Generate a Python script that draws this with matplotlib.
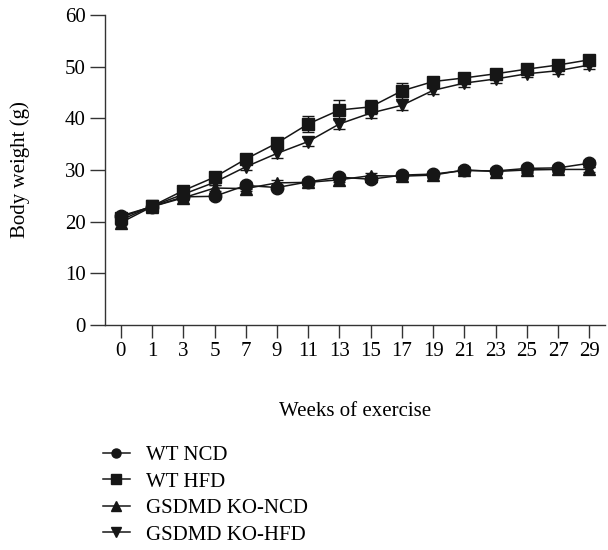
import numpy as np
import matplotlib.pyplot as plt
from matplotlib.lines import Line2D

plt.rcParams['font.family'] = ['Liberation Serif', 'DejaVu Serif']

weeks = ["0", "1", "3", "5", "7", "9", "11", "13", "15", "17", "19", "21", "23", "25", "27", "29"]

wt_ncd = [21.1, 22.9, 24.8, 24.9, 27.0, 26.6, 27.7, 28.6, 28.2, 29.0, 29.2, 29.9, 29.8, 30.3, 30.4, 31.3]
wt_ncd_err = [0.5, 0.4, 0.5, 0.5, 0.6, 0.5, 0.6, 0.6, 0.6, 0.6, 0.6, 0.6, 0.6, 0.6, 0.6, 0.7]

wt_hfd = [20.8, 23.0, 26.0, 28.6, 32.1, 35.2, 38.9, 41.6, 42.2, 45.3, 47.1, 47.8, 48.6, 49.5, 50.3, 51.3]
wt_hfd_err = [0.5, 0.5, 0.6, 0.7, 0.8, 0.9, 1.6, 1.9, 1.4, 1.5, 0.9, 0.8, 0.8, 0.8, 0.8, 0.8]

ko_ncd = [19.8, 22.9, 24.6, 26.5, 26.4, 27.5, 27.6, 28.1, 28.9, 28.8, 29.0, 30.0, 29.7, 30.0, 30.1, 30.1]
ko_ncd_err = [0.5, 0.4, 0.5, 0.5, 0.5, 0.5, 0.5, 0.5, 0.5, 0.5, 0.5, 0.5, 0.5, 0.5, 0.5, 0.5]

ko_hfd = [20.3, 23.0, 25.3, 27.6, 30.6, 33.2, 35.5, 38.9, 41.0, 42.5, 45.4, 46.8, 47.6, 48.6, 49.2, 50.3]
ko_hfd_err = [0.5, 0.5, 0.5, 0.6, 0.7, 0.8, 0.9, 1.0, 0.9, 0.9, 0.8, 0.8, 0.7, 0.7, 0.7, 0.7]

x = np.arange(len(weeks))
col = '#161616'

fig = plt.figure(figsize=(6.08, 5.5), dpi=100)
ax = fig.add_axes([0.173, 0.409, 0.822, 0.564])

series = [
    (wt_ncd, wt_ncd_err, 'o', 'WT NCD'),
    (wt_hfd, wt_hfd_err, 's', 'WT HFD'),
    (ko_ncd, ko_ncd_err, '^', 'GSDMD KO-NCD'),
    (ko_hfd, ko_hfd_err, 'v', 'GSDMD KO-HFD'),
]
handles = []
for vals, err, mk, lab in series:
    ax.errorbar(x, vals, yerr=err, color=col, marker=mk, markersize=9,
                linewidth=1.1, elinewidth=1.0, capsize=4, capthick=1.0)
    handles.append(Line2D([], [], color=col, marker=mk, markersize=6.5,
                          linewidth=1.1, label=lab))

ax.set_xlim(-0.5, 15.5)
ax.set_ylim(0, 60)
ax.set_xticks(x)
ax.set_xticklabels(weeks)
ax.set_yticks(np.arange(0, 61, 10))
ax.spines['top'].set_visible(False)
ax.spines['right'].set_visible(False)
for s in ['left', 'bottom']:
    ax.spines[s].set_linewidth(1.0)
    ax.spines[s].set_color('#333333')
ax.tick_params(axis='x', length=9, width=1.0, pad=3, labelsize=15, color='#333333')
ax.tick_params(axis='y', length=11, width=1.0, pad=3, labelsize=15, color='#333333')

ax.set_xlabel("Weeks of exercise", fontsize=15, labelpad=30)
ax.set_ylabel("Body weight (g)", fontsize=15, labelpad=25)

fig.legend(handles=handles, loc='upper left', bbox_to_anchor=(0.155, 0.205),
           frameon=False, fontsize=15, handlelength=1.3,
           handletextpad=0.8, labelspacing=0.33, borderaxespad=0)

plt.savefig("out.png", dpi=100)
...
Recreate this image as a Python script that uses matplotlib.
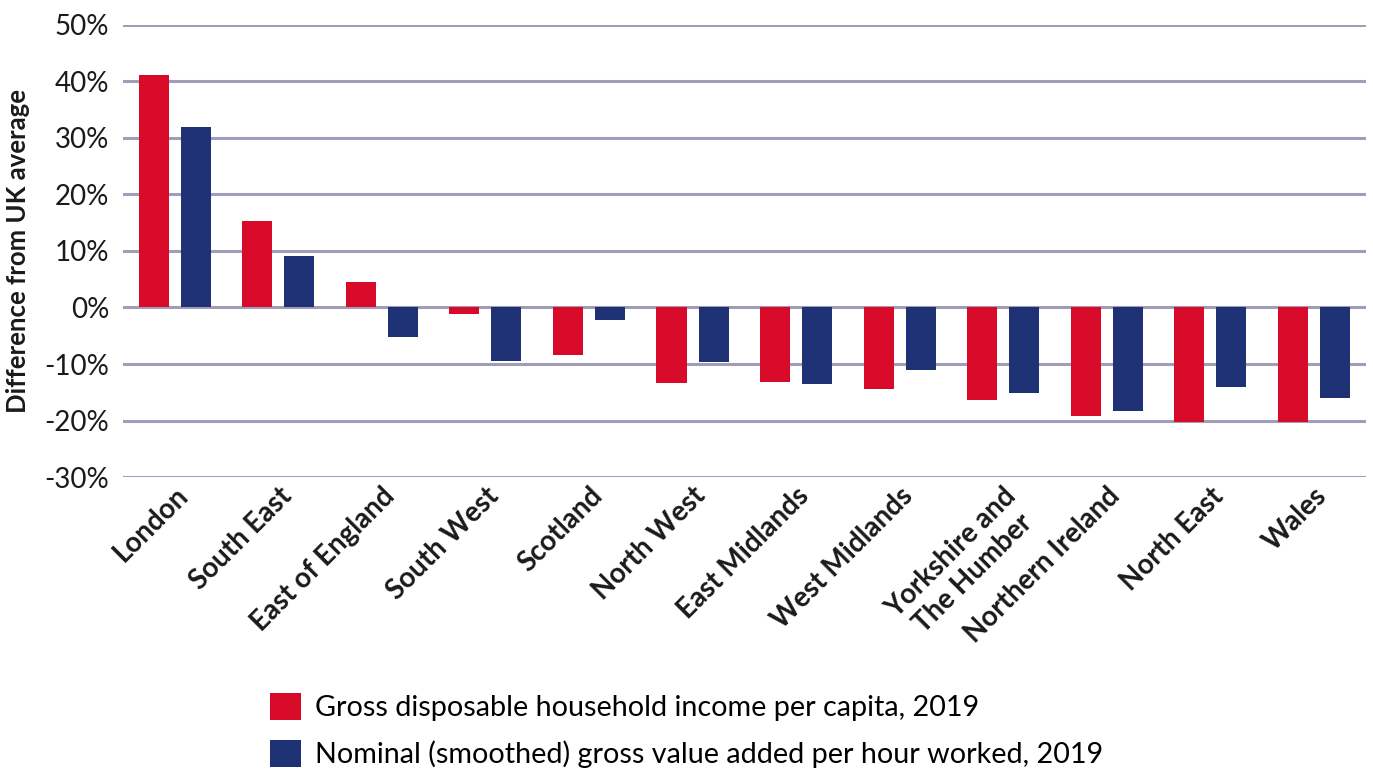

### Directive
From the records above, copy only the lines running from the line holding "Generate a Python" through the line holding "linewidth=1.1, label=lab))", with no pictures.

### Result for this task
Generate a Python script that draws this with matplotlib.
import numpy as np
import matplotlib.pyplot as plt
from matplotlib.lines import Line2D

plt.rcParams['font.family'] = ['Liberation Serif', 'DejaVu Serif']

weeks = ["0", "1", "3", "5", "7", "9", "11", "13", "15", "17", "19", "21", "23", "25", "27", "29"]

wt_ncd = [21.1, 22.9, 24.8, 24.9, 27.0, 26.6, 27.7, 28.6, 28.2, 29.0, 29.2, 29.9, 29.8, 30.3, 30.4, 31.3]
wt_ncd_err = [0.5, 0.4, 0.5, 0.5, 0.6, 0.5, 0.6, 0.6, 0.6, 0.6, 0.6, 0.6, 0.6, 0.6, 0.6, 0.7]

wt_hfd = [20.8, 23.0, 26.0, 28.6, 32.1, 35.2, 38.9, 41.6, 42.2, 45.3, 47.1, 47.8, 48.6, 49.5, 50.3, 51.3]
wt_hfd_err = [0.5, 0.5, 0.6, 0.7, 0.8, 0.9, 1.6, 1.9, 1.4, 1.5, 0.9, 0.8, 0.8, 0.8, 0.8, 0.8]

ko_ncd = [19.8, 22.9, 24.6, 26.5, 26.4, 27.5, 27.6, 28.1, 28.9, 28.8, 29.0, 30.0, 29.7, 30.0, 30.1, 30.1]
ko_ncd_err = [0.5, 0.4, 0.5, 0.5, 0.5, 0.5, 0.5, 0.5, 0.5, 0.5, 0.5, 0.5, 0.5, 0.5, 0.5, 0.5]

ko_hfd = [20.3, 23.0, 25.3, 27.6, 30.6, 33.2, 35.5, 38.9, 41.0, 42.5, 45.4, 46.8, 47.6, 48.6, 49.2, 50.3]
ko_hfd_err = [0.5, 0.5, 0.5, 0.6, 0.7, 0.8, 0.9, 1.0, 0.9, 0.9, 0.8, 0.8, 0.7, 0.7, 0.7, 0.7]

x = np.arange(len(weeks))
col = '#161616'

fig = plt.figure(figsize=(6.08, 5.5), dpi=100)
ax = fig.add_axes([0.173, 0.409, 0.822, 0.564])

series = [
    (wt_ncd, wt_ncd_err, 'o', 'WT NCD'),
    (wt_hfd, wt_hfd_err, 's', 'WT HFD'),
    (ko_ncd, ko_ncd_err, '^', 'GSDMD KO-NCD'),
    (ko_hfd, ko_hfd_err, 'v', 'GSDMD KO-HFD'),
]
handles = []
for vals, err, mk, lab in series:
    ax.errorbar(x, vals, yerr=err, color=col, marker=mk, markersize=9,
                linewidth=1.1, elinewidth=1.0, capsize=4, capthick=1.0)
    handles.append(Line2D([], [], color=col, marker=mk, markersize=6.5,
                          linewidth=1.1, label=lab))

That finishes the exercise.